Yes, you can leave them but they will indoctrinate you not to leave and they tell people that they can not become happy again after they leave. And I think this is true: After all the indoctrination one has received people are not functioning too well after they have left. Often they need many years to recover. So do not risk to join them, and if you already are a member then you would be better to leave them today than tomorrow. No one needs to feel guilty for leaving a Fascist sect and there are 1000 and 1 possibilities where you can really serve God outside the Sect. You do not need to throw away the child with the bath: You can keep your spirituality and your believe in God, but do it in on your own responsibility again and not as their puppet. We are not always supposed to go the easy way, you know... :)
What should be changed within the Opus Dei?
As I have said: I hope these pages can also serve as an inspiration for the organization to change. This document lists a lot of their problems and I think it should be fairly obvious what should be changed. We can hope that they withstand the temptation to make some cosmetic improvements on the surface while not dealing with the root of the problem: i.e. the teachings of Escriva. Here are some thoughts on how a reformed Opus Dei could appear:
- No more secrecy - instead people would be encouraged to be open and honest wherever they go.
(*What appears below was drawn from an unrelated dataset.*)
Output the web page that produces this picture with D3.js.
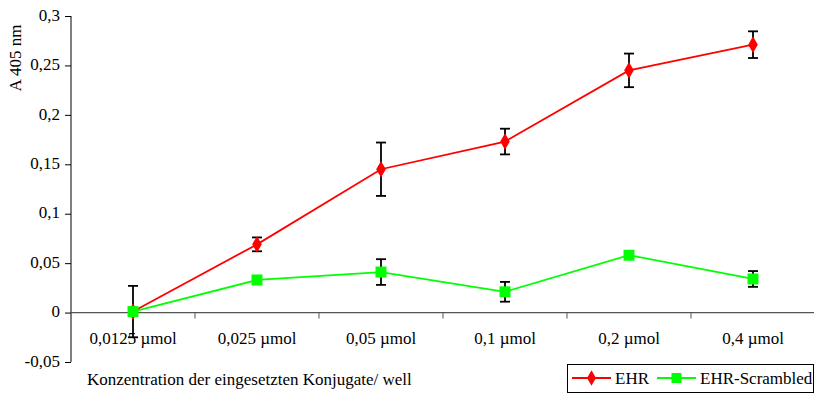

- No more minors recruitment
- Encouragement of individual and critical thinking on all (worldly and religious) matters. Encouragement of individual responsibility. *No censorship of books, etc .. anymore.
- Democratic structure.
- More focus on charity and love for the neighbour instead of political indoctrination.
I guess when they start with these all other problems will go away too. The basis of all is of course a critical position concerning some of the teachings of Escriva.